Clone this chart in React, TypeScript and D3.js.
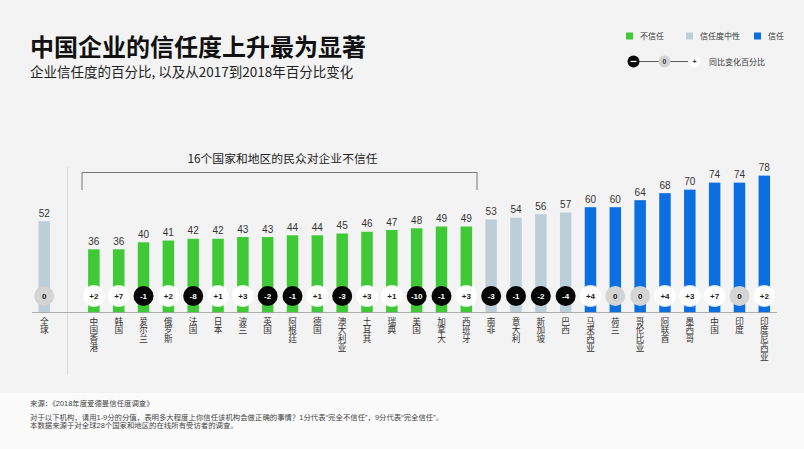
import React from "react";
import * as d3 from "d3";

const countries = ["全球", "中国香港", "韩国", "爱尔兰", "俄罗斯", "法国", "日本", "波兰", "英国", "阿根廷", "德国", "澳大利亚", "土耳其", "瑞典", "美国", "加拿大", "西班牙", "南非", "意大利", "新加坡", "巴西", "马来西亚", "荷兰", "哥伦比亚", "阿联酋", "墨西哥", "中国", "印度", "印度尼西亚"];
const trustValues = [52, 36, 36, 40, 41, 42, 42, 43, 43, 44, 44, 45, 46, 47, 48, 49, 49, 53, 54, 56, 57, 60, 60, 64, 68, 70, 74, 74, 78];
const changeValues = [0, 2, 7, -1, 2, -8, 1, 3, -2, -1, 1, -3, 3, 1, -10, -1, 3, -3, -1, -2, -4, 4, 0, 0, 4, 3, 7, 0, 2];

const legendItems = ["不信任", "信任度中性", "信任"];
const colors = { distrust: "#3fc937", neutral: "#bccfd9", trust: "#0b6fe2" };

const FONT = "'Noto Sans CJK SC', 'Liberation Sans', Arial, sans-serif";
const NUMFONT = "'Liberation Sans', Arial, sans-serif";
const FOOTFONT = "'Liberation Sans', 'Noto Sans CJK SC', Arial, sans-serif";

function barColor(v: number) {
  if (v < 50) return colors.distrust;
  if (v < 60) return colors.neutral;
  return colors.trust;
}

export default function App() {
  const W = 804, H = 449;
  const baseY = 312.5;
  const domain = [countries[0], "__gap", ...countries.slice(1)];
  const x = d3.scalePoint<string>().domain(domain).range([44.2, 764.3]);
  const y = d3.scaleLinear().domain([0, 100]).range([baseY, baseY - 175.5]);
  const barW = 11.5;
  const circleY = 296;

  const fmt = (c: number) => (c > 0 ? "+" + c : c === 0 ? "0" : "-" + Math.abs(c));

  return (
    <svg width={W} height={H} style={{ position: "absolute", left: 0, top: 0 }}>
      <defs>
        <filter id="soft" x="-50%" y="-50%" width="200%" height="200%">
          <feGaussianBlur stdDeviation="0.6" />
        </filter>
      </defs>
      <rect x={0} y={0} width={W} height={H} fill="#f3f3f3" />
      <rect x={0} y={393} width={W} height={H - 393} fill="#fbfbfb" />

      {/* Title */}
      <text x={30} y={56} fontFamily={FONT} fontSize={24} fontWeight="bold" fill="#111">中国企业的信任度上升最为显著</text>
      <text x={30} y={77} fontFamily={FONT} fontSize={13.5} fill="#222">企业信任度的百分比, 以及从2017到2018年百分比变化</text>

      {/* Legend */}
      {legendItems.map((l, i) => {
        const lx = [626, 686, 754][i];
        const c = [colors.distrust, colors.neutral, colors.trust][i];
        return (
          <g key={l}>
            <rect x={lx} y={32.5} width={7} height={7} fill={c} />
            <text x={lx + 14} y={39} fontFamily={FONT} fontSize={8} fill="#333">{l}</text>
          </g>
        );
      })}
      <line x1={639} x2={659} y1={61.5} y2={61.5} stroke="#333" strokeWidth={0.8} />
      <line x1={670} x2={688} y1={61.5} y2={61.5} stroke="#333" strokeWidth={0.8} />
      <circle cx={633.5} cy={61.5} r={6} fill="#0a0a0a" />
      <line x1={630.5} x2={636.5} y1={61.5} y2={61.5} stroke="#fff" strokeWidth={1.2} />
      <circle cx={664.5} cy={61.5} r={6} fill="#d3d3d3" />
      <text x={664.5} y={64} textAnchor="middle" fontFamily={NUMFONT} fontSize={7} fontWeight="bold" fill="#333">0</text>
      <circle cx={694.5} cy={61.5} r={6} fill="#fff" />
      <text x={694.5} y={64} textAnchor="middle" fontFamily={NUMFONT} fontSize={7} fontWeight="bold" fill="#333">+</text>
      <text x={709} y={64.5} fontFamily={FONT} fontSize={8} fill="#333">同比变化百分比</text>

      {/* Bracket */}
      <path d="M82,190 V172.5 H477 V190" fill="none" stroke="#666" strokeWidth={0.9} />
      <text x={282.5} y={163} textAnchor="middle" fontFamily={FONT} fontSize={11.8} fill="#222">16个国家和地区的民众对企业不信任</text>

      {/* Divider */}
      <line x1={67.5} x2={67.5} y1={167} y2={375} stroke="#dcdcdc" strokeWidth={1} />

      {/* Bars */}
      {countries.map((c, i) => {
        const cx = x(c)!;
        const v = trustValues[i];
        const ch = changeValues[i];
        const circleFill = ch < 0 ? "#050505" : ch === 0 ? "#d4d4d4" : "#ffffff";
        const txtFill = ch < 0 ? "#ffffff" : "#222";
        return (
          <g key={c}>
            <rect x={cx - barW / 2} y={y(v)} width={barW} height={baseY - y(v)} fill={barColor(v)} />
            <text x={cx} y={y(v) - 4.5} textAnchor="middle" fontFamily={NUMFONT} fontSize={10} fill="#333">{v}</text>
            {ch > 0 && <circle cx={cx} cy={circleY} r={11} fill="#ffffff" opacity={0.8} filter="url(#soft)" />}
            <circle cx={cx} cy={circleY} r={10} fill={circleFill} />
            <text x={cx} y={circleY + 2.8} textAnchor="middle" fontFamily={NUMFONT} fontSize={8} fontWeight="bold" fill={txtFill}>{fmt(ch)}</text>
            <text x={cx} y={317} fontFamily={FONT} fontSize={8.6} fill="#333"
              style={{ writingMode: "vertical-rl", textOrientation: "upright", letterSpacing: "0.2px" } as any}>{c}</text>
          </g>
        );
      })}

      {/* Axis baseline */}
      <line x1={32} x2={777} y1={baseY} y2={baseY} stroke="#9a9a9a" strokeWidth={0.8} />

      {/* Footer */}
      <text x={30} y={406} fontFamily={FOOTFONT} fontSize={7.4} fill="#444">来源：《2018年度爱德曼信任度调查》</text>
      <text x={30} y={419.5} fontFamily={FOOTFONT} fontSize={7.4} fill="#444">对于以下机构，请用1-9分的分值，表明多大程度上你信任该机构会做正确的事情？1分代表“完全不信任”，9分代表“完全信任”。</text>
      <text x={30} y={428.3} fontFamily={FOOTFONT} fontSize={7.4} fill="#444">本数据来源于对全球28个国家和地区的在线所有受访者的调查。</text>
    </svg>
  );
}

- _GIVEN EXERCISE_
Leave the pictures out, and print every line of the listing exactly as written.

- _TASK RESPONSE_
Clone this chart in React, TypeScript and D3.js.
import React from "react";
import * as d3 from "d3";

const countries = ["全球", "中国香港", "韩国", "爱尔兰", "俄罗斯", "法国", "日本", "波兰", "英国", "阿根廷", "德国", "澳大利亚", "土耳其", "瑞典", "美国", "加拿大", "西班牙", "南非", "意大利", "新加坡", "巴西", "马来西亚", "荷兰", "哥伦比亚", "阿联酋", "墨西哥", "中国", "印度", "印度尼西亚"];
const trustValues = [52, 36, 36, 40, 41, 42, 42, 43, 43, 44, 44, 45, 46, 47, 48, 49, 49, 53, 54, 56, 57, 60, 60, 64, 68, 70, 74, 74, 78];
const changeValues = [0, 2, 7, -1, 2, -8, 1, 3, -2, -1, 1, -3, 3, 1, -10, -1, 3, -3, -1, -2, -4, 4, 0, 0, 4, 3, 7, 0, 2];

const legendItems = ["不信任", "信任度中性", "信任"];
const colors = { distrust: "#3fc937", neutral: "#bccfd9", trust: "#0b6fe2" };

const FONT = "'Noto Sans CJK SC', 'Liberation Sans', Arial, sans-serif";
const NUMFONT = "'Liberation Sans', Arial, sans-serif";
const FOOTFONT = "'Liberation Sans', 'Noto Sans CJK SC', Arial, sans-serif";

function barColor(v: number) {
  if (v < 50) return colors.distrust;
  if (v < 60) return colors.neutral;
  return colors.trust;
}

export default function App() {
  const W = 804, H = 449;
  const baseY = 312.5;
  const domain = [countries[0], "__gap", ...countries.slice(1)];
  const x = d3.scalePoint<string>().domain(domain).range([44.2, 764.3]);
  const y = d3.scaleLinear().domain([0, 100]).range([baseY, baseY - 175.5]);
  const barW = 11.5;
  const circleY = 296;

  const fmt = (c: number) => (c > 0 ? "+" + c : c === 0 ? "0" : "-" + Math.abs(c));

  return (
    <svg width={W} height={H} style={{ position: "absolute", left: 0, top: 0 }}>
      <defs>
        <filter id="soft" x="-50%" y="-50%" width="200%" height="200%">
          <feGaussianBlur stdDeviation="0.6" />
        </filter>
      </defs>
      <rect x={0} y={0} width={W} height={H} fill="#f3f3f3" />
      <rect x={0} y={393} width={W} height={H - 393} fill="#fbfbfb" />

      {/* Title */}
      <text x={30} y={56} fontFamily={FONT} fontSize={24} fontWeight="bold" fill="#111">中国企业的信任度上升最为显著</text>
      <text x={30} y={77} fontFamily={FONT} fontSize={13.5} fill="#222">企业信任度的百分比, 以及从2017到2018年百分比变化</text>

      {/* Legend */}
      {legendItems.map((l, i) => {
        const lx = [626, 686, 754][i];
        const c = [colors.distrust, colors.neutral, colors.trust][i];
        return (
          <g key={l}>
            <rect x={lx} y={32.5} width={7} height={7} fill={c} />
            <text x={lx + 14} y={39} fontFamily={FONT} fontSize={8} fill="#333">{l}</text>
          </g>
        );
      })}
      <line x1={639} x2={659} y1={61.5} y2={61.5} stroke="#333" strokeWidth={0.8} />
      <line x1={670} x2={688} y1={61.5} y2={61.5} stroke="#333" strokeWidth={0.8} />
      <circle cx={633.5} cy={61.5} r={6} fill="#0a0a0a" />
      <line x1={630.5} x2={636.5} y1={61.5} y2={61.5} stroke="#fff" strokeWidth={1.2} />
      <circle cx={664.5} cy={61.5} r={6} fill="#d3d3d3" />
      <text x={664.5} y={64} textAnchor="middle" fontFamily={NUMFONT} fontSize={7} fontWeight="bold" fill="#333">0</text>
      <circle cx={694.5} cy={61.5} r={6} fill="#fff" />
      <text x={694.5} y={64} textAnchor="middle" fontFamily={NUMFONT} fontSize={7} fontWeight="bold" fill="#333">+</text>
      <text x={709} y={64.5} fontFamily={FONT} fontSize={8} fill="#333">同比变化百分比</text>

      {/* Bracket */}
      <path d="M82,190 V172.5 H477 V190" fill="none" stroke="#666" strokeWidth={0.9} />
      <text x={282.5} y={163} textAnchor="middle" fontFamily={FONT} fontSize={11.8} fill="#222">16个国家和地区的民众对企业不信任</text>

      {/* Divider */}
      <line x1={67.5} x2={67.5} y1={167} y2={375} stroke="#dcdcdc" strokeWidth={1} />

      {/* Bars */}
      {countries.map((c, i) => {
        const cx = x(c)!;
        const v = trustValues[i];
        const ch = changeValues[i];
        const circleFill = ch < 0 ? "#050505" : ch === 0 ? "#d4d4d4" : "#ffffff";
        const txtFill = ch < 0 ? "#ffffff" : "#222";
        return (
          <g key={c}>
            <rect x={cx - barW / 2} y={y(v)} width={barW} height={baseY - y(v)} fill={barColor(v)} />
            <text x={cx} y={y(v) - 4.5} textAnchor="middle" fontFamily={NUMFONT} fontSize={10} fill="#333">{v}</text>
            {ch > 0 && <circle cx={cx} cy={circleY} r={11} fill="#ffffff" opacity={0.8} filter="url(#soft)" />}
            <circle cx={cx} cy={circleY} r={10} fill={circleFill} />
            <text x={cx} y={circleY + 2.8} textAnchor="middle" fontFamily={NUMFONT} fontSize={8} fontWeight="bold" fill={txtFill}>{fmt(ch)}</text>
            <text x={cx} y={317} fontFamily={FONT} fontSize={8.6} fill="#333"
              style={{ writingMode: "vertical-rl", textOrientation: "upright", letterSpacing: "0.2px" } as any}>{c}</text>
          </g>
        );
      })}

      {/* Axis baseline */}
      <line x1={32} x2={777} y1={baseY} y2={baseY} stroke="#9a9a9a" strokeWidth={0.8} />

      {/* Footer */}
      <text x={30} y={406} fontFamily={FOOTFONT} fontSize={7.4} fill="#444">来源：《2018年度爱德曼信任度调查》</text>
      <text x={30} y={419.5} fontFamily={FOOTFONT} fontSize={7.4} fill="#444">对于以下机构，请用1-9分的分值，表明多大程度上你信任该机构会做正确的事情？1分代表“完全不信任”，9分代表“完全信任”。</text>
      <text x={30} y={428.3} fontFamily={FOOTFONT} fontSize={7.4} fill="#444">本数据来源于对全球28个国家和地区的在线所有受访者的调查。</text>
    </svg>
  );
}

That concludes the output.